▶ **SHORT EXERCISE**
Pictures in the data below are not part of the copy; transcribe everything else exactly.

--- RECORD EXTRACTS ---

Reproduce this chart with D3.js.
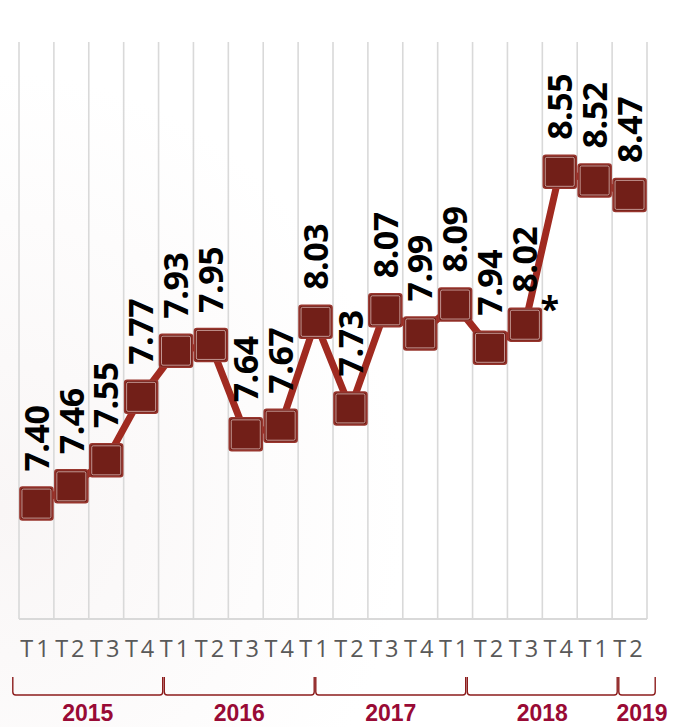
<!DOCTYPE html>
<html>
<head>
<meta charset="utf-8">
<script src="https://cdn.jsdelivr.net/npm/d3@7"></script>
<style>
  html, body { margin: 0; padding: 0; background: #ffffff; }
  svg { display: block; }
</style>
</head>
<body>
<svg id="chart" width="674" height="727"></svg>
<script>
// ---- data ----
const quarters = ["T1","T2","T3","T4","T1","T2","T3","T4","T1","T2","T3","T4","T1","T2","T3","T4","T1","T2"];
const pointYears = ["2015","2015","2015","2015","2016","2016","2016","2016","2017","2017","2017","2017","2018","2018","2018","2018","2019","2019"];
const values = [7.40, 7.46, 7.55, 7.77, 7.93, 7.95, 7.64, 7.67, 8.03, 7.73, 8.07, 7.99, 8.09, 7.94, 8.02, 8.55, 8.52, 8.47];
const valueLabels = ["7.40","7.46","7.55","7.77","7.93","7.95","7.64","7.67","8.03","7.73","8.07","7.99","8.09","7.94","8.02","8.55","8.52","8.47"];
const yearLabels = ["2015","2016","2017","2018","2019"];
const noteIndex = 14;
const noteText = "*";

// ---- layout ----
const W = 674, H = 727;
const plot = { left: 19, right: 647, top: 42, bottom: 619 };
const svg = d3.select("#chart");

// faint background
const defs = svg.append("defs");
const grad = defs.append("radialGradient").attr("id", "bg").attr("cx", "0%").attr("cy", "70%").attr("r", "60%");
grad.append("stop").attr("offset", "0%").attr("stop-color", "#f9f6f6");
grad.append("stop").attr("offset", "100%").attr("stop-color", "#ffffff");
svg.append("rect").attr("width", W).attr("height", H).attr("fill", "url(#bg)");

const idx = d3.range(values.length);
const x = d3.scaleBand().domain(idx).range([plot.left, plot.right]).padding(0);
const y = d3.scaleLinear().domain([7.0, 9.0]).range([plot.bottom, plot.top]);
const cx = i => x(i) + x.bandwidth() / 2;

// vertical gridlines at category boundaries
const bounds = d3.range(values.length + 1);
svg.append("g").selectAll("line").data(bounds).join("line")
  .attr("x1", b => plot.left + b * x.bandwidth())
  .attr("x2", b => plot.left + b * x.bandwidth())
  .attr("y1", plot.top).attr("y2", plot.bottom)
  .attr("stroke", "#d9d9d9").attr("stroke-width", 1.6);
svg.append("line")
  .attr("x1", plot.left).attr("x2", plot.right)
  .attr("y1", plot.bottom).attr("y2", plot.bottom)
  .attr("stroke", "#d9d9d9").attr("stroke-width", 2);

// bottom axis (quarter labels)
const xAxis = d3.axisBottom(x).tickSize(0).tickFormat(i => quarters[i]);
const ax = svg.append("g").attr("transform", `translate(0,${plot.bottom})`).call(xAxis);
ax.select(".domain").remove();
ax.selectAll("text")
  .attr("y", 38).attr("dy", 0)
  .style("font-family", "'Open Sans', sans-serif")
  .style("font-size", "23.5px")
  .style("letter-spacing", "3px")
  .attr("fill", "#595959");

// line
const line = d3.line().x((d, i) => cx(i)).y(d => y(d));
svg.append("path").datum(values)
  .attr("d", line)
  .attr("fill", "none")
  .attr("stroke", "#a02a20")
  .attr("stroke-width", 7)
  .attr("stroke-linejoin", "round");

// markers
const ms = 33;
const mk = svg.append("g").selectAll("g").data(values).join("g")
  .attr("transform", (d, i) => `translate(${cx(i)},${y(d)})`);
mk.append("rect")
  .attr("x", -ms / 2).attr("y", -ms / 2).attr("width", ms).attr("height", ms)
  .attr("rx", 2.5)
  .attr("fill", "#721f18").attr("stroke", "#98362e").attr("stroke-width", 1.5);
mk.append("rect")
  .attr("x", -ms / 2 + 2).attr("y", -ms / 2 + 2).attr("width", ms - 4).attr("height", ms - 4)
  .attr("rx", 1.5)
  .attr("fill", "none").attr("stroke", "#f3dcd8").attr("stroke-opacity", 0.7).attr("stroke-width", 0.9);

// value labels (rotated)
const fs = 34;
svg.append("g").selectAll("text").data(values).join("text")
  .attr("transform", (d, i) => `translate(${cx(i) + fs * 0.36},${y(d) - 32}) rotate(-90)`)
  .attr("text-anchor", "start")
  .style("font-family", "'Open Sans', sans-serif")
  .style("font-weight", "700")
  .style("font-size", fs + "px")
  .style("letter-spacing", "-0.5px")
  .attr("fill", "#000")
  .text((d, i) => valueLabels[i]);

// note asterisk
svg.append("text")
  .attr("x", cx(noteIndex) + 25).attr("y", y(values[noteIndex]) - 4)
  .attr("text-anchor", "middle")
  .style("font-family", "'Open Sans', sans-serif")
  .style("font-weight", "700")
  .style("font-size", "34px")
  .attr("fill", "#000")
  .text(noteText);

// year brackets
const groups = yearLabels.map(yr => {
  const ids = idx.filter(i => pointYears[i] === yr);
  return { year: yr, start: d3.min(ids), end: d3.max(ids) + 1 };
});
const bx = d3.scaleLinear().domain([0, 16]).range([12, 618]);
const bxc = v => Math.min(bx(v), 656);
const yTop = 677, yBot = 695;
const bg = svg.append("g");
bg.selectAll("path").data(groups).join("path")
  .attr("d", g => {
    const x0 = bxc(g.start) + 0.8, x1 = bxc(g.end) - 0.8;
    return `M${x0},${yTop} L${x0},${yBot - 3} Q${x0},${yBot} ${x0 + 3},${yBot} L${x1 - 3},${yBot} Q${x1},${yBot} ${x1},${yBot - 3} L${x1},${yTop}`;
  })
  .attr("fill", "none").attr("stroke", "#8c1c1c").attr("stroke-width", 1.4);
bg.selectAll("text").data(groups).join("text")
  .attr("x", g => (bxc(g.start) + bxc(g.end)) / 2 + (g.end - g.start < 4 ? 5 : 0))
  .attr("y", 721)
  .attr("text-anchor", "middle")
  .style("font-family", "'Liberation Sans', Arial, sans-serif")
  .style("font-weight", "700")
  .style("font-size", "23px")
  .attr("fill", "#990a35")
  .text(g => g.year);
</script>
</body>
</html>
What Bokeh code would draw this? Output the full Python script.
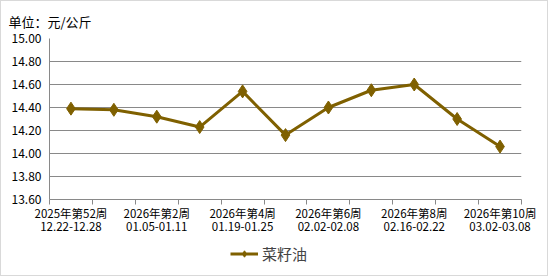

---

▶ **WRITTEN SOLUTION**
Reproduce this chart with D3.js.
<!DOCTYPE html>
<html>
<head>
<meta charset="utf-8">
<script src="https://cdn.jsdelivr.net/npm/d3@7"></script>
<style>
  html, body { margin: 0; padding: 0; background: #ffffff; }
  svg { display: block; }
</style>
</head>
<body>
<svg id="chart" width="674" height="727"></svg>
<script>
// ---- data ----
const quarters = ["T1","T2","T3","T4","T1","T2","T3","T4","T1","T2","T3","T4","T1","T2","T3","T4","T1","T2"];
const pointYears = ["2015","2015","2015","2015","2016","2016","2016","2016","2017","2017","2017","2017","2018","2018","2018","2018","2019","2019"];
const values = [7.40, 7.46, 7.55, 7.77, 7.93, 7.95, 7.64, 7.67, 8.03, 7.73, 8.07, 7.99, 8.09, 7.94, 8.02, 8.55, 8.52, 8.47];
const valueLabels = ["7.40","7.46","7.55","7.77","7.93","7.95","7.64","7.67","8.03","7.73","8.07","7.99","8.09","7.94","8.02","8.55","8.52","8.47"];
const yearLabels = ["2015","2016","2017","2018","2019"];
const noteIndex = 14;
const noteText = "*";

// ---- layout ----
const W = 674, H = 727;
const plot = { left: 19, right: 647, top: 42, bottom: 619 };
const svg = d3.select("#chart");

// faint background
const defs = svg.append("defs");
const grad = defs.append("radialGradient").attr("id", "bg").attr("cx", "0%").attr("cy", "70%").attr("r", "60%");
grad.append("stop").attr("offset", "0%").attr("stop-color", "#f9f6f6");
grad.append("stop").attr("offset", "100%").attr("stop-color", "#ffffff");
svg.append("rect").attr("width", W).attr("height", H).attr("fill", "url(#bg)");

const idx = d3.range(values.length);
const x = d3.scaleBand().domain(idx).range([plot.left, plot.right]).padding(0);
const y = d3.scaleLinear().domain([7.0, 9.0]).range([plot.bottom, plot.top]);
const cx = i => x(i) + x.bandwidth() / 2;

// vertical gridlines at category boundaries
const bounds = d3.range(values.length + 1);
svg.append("g").selectAll("line").data(bounds).join("line")
  .attr("x1", b => plot.left + b * x.bandwidth())
  .attr("x2", b => plot.left + b * x.bandwidth())
  .attr("y1", plot.top).attr("y2", plot.bottom)
  .attr("stroke", "#d9d9d9").attr("stroke-width", 1.6);
svg.append("line")
  .attr("x1", plot.left).attr("x2", plot.right)
  .attr("y1", plot.bottom).attr("y2", plot.bottom)
  .attr("stroke", "#d9d9d9").attr("stroke-width", 2);

// bottom axis (quarter labels)
const xAxis = d3.axisBottom(x).tickSize(0).tickFormat(i => quarters[i]);
const ax = svg.append("g").attr("transform", `translate(0,${plot.bottom})`).call(xAxis);
ax.select(".domain").remove();
ax.selectAll("text")
  .attr("y", 38).attr("dy", 0)
  .style("font-family", "'Open Sans', sans-serif")
  .style("font-size", "23.5px")
  .style("letter-spacing", "3px")
  .attr("fill", "#595959");

// line
const line = d3.line().x((d, i) => cx(i)).y(d => y(d));
svg.append("path").datum(values)
  .attr("d", line)
  .attr("fill", "none")
  .attr("stroke", "#a02a20")
  .attr("stroke-width", 7)
  .attr("stroke-linejoin", "round");

// markers
const ms = 33;
const mk = svg.append("g").selectAll("g").data(values).join("g")
  .attr("transform", (d, i) => `translate(${cx(i)},${y(d)})`);
mk.append("rect")
  .attr("x", -ms / 2).attr("y", -ms / 2).attr("width", ms).attr("height", ms)
  .attr("rx", 2.5)
  .attr("fill", "#721f18").attr("stroke", "#98362e").attr("stroke-width", 1.5);
mk.append("rect")
  .attr("x", -ms / 2 + 2).attr("y", -ms / 2 + 2).attr("width", ms - 4).attr("height", ms - 4)
  .attr("rx", 1.5)
  .attr("fill", "none").attr("stroke", "#f3dcd8").attr("stroke-opacity", 0.7).attr("stroke-width", 0.9);

// value labels (rotated)
const fs = 34;
svg.append("g").selectAll("text").data(values).join("text")
  .attr("transform", (d, i) => `translate(${cx(i) + fs * 0.36},${y(d) - 32}) rotate(-90)`)
  .attr("text-anchor", "start")
  .style("font-family", "'Open Sans', sans-serif")
  .style("font-weight", "700")
  .style("font-size", fs + "px")
  .style("letter-spacing", "-0.5px")
  .attr("fill", "#000")
  .text((d, i) => valueLabels[i]);

// note asterisk
svg.append("text")
  .attr("x", cx(noteIndex) + 25).attr("y", y(values[noteIndex]) - 4)
  .attr("text-anchor", "middle")
  .style("font-family", "'Open Sans', sans-serif")
  .style("font-weight", "700")
  .style("font-size", "34px")
  .attr("fill", "#000")
  .text(noteText);

// year brackets
const groups = yearLabels.map(yr => {
  const ids = idx.filter(i => pointYears[i] === yr);
  return { year: yr, start: d3.min(ids), end: d3.max(ids) + 1 };
});
const bx = d3.scaleLinear().domain([0, 16]).range([12, 618]);
const bxc = v => Math.min(bx(v), 656);
const yTop = 677, yBot = 695;
const bg = svg.append("g");
bg.selectAll("path").data(groups).join("path")
  .attr("d", g => {
    const x0 = bxc(g.start) + 0.8, x1 = bxc(g.end) - 0.8;
    return `M${x0},${yTop} L${x0},${yBot - 3} Q${x0},${yBot} ${x0 + 3},${yBot} L${x1 - 3},${yBot} Q${x1},${yBot} ${x1},${yBot - 3} L${x1},${yTop}`;
  })
  .attr("fill", "none").attr("stroke", "#8c1c1c").attr("stroke-width", 1.4);
bg.selectAll("text").data(groups).join("text")
  .attr("x", g => (bxc(g.start) + bxc(g.end)) / 2 + (g.end - g.start < 4 ? 5 : 0))
  .attr("y", 721)
  .attr("text-anchor", "middle")
  .style("font-family", "'Liberation Sans', Arial, sans-serif")
  .style("font-weight", "700")
  .style("font-size", "23px")
  .attr("fill", "#990a35")
  .text(g => g.year);
</script>
</body>
</html>
What Bokeh code would draw this? Output the full Python script.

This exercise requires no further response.